Roma, 24 nov. (AdnKronos Salute) - Progressi "straordinari" nella lotta all'Aids, malattia che oggi provoca meno casi e meno morti rispetto anche solo a pochi anni fa. Ma ci sono ancora importanti sfide da vincere per 'spezzare' l'epidemia. In vista della Giornata mondiale contro l'Aids 2015 del 1 dicembre, Unaids ha pubblicato il nuovo rapporto sulla malattia, in cui non mancano le luci. A giugno di quest'anno 15,8 milioni di persone erano in terapia antiretrovirale, più del doppio rispetto ai 7,5 milioni del 2010 (erano 2,2 milioni bel 2005). Non solo, il virus sembra aver rallentato la sua corsa: alla fine del 2014 Unaids stima che le nuove infezioni da Hiv fossero scese del 35% rispetto al picco del 2000, e anche le morti collegate all'Aids fossero diminuite del 42% rispetto al picco del 2004.
"Ogni cinque anni vediamo raddoppiare il numero delle persone sottoposte alle cure salvavita", ha detto Michel Sidibé, direttore esecutivo di Unaids. "Abbiamo bisogno di farlo solo una volta in più per interrompere l'epidemia di Aids ed evitare un rimbalzo". Il fatto di garantire un più ampio accesso alle cure significa che le persone con l'Hiv vivono più a lungo, e fanno una vita più sana.
Unaids stima che a fine 2014 nel mondo 36,9 milioni di persone convivessero con il virus. Una volta diagnosticata l'infezione, è fondamentale un accesso immediato alla terapia antiretrovirale, sottolineano gli esperti. L'obiettivo è semplice ma ambizioso: raddoppiare il numero di persone che accedono ai trattamenti antiretrovirali entro il 2020.
Un approccio Fast Track è determinante per raggiungere l'obiettivo 90-90-90: cioè il 90% degli infetti diagnosticato, e il 90% di questi in trattamento, con il 90% che ha raggiunto una soppressione della carica virale.

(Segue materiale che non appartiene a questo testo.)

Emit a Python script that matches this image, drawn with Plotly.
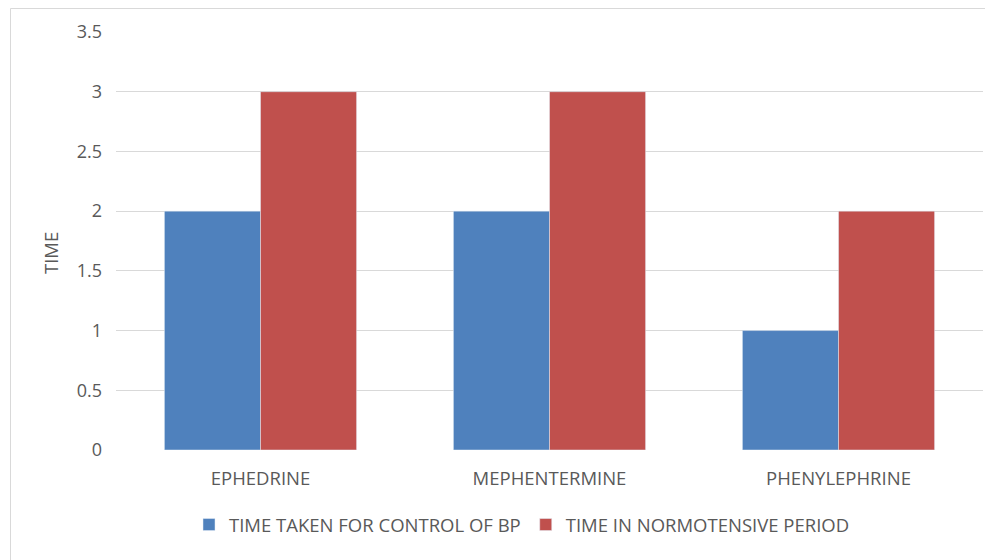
import plotly.graph_objects as go

categories = ["EPHEDRINE", "MEPHENTERMINE", "PHENYLEPHRINE"]
control_bp = [2, 2, 1]
normotensive = [3, 3, 2]
series_names = ["TIME TAKEN FOR CONTROL OF BP", "TIME IN NORMOTENSIVE PERIOD"]
y_ticks = [0, 0.5, 1, 1.5, 2, 2.5, 3, 3.5]
y_tick_labels = ["0", "0.5", "1", "1.5", "2", "2.5", "3", "3.5"]

# page body has an 8px margin; figure coords = screen coords - 8
W, H = 985, 552
L, R, T, B = 108, 10, 24, 110
pw, ph = W - L - R, H - T - B

fig = go.Figure()
fig.add_trace(go.Bar(x=categories, y=control_bp, name=series_names[0], marker_color="#4F81BD"))
fig.add_trace(go.Bar(x=categories, y=normotensive, name=series_names[1], marker_color="#C0504D"))

font = "Open Sans, Segoe UI, sans-serif"
fig.update_layout(
    width=W, height=H,
    margin=dict(l=L, r=R, t=T, b=B),
    paper_bgcolor="white", plot_bgcolor="white",
    barmode="group", bargap=0.335, bargroupgap=0,
    font=dict(family=font, color="#595959", size=18),
    xaxis=dict(showgrid=False, showline=False, ticks="", tickfont=dict(size=18.5), ticklabelstandoff=15),
    yaxis=dict(range=[0, 3.5], tickvals=y_ticks, ticktext=y_tick_labels, showgrid=True,
               gridcolor="#d9d9d9", gridwidth=1, zeroline=False, showline=False, ticks="",
               tickfont=dict(size=18), ticklabelstandoff=13),
    legend=dict(orientation="h", x=(514 - L) / pw, xanchor="center",
                y=-(517 - (H - B)) / ph, yanchor="middle", font=dict(size=18.5),
                itemwidth=30, traceorder="normal"),
    showlegend=True,
)
fig.add_annotation(text="TIME", textangle=-90, xref="paper", yref="paper",
                   x=(42 - L) / pw, y=1 - (245 - T) / ph, xanchor="center", yanchor="middle",
                   showarrow=False, font=dict(size=18.5, color="#595959"))
fig.add_shape(type="rect", xref="paper", yref="paper",
              x0=(2.5 - L) / pw, x1=1 + (1010 - (W - R)) / pw,
              y0=-(600 - (H - B)) / ph, y1=1 + (T - 0.5) / ph,
              line=dict(color="#d9d9d9", width=1), fillcolor="rgba(0,0,0,0)", layer="below")
fig.write_html("out.html")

E contro l'Aids oggi è possibile un approccio personalizzato. "Oggi abbiamo più opzioni di prevenzione, e possiamo trovare quelle più adatte" per le diverse persone, ha detto Sidibé.
Il rapporto evidenzia come i programmi di prevenzione e di trattamento mirati, come la profilassi pre-esposizione per i soggetti a rischio, sono più efficaci se la loro offerta è davvero mirata. Occorre, insomma, intercettare le fasce di popolazione più vulnerabili. E combattere con forza la discriminazione e lo stigma, che possono allontanare dalle cure. "Tutti hanno diritto a una vita lunga e sana. Dobbiamo portare i servizi per l'Hiv alle persone più colpite - conclude Sidibé - e assicurarci che questi servizi siano offerti in un ambiente sicuro e rispettoso, con dignità e senza discriminazione".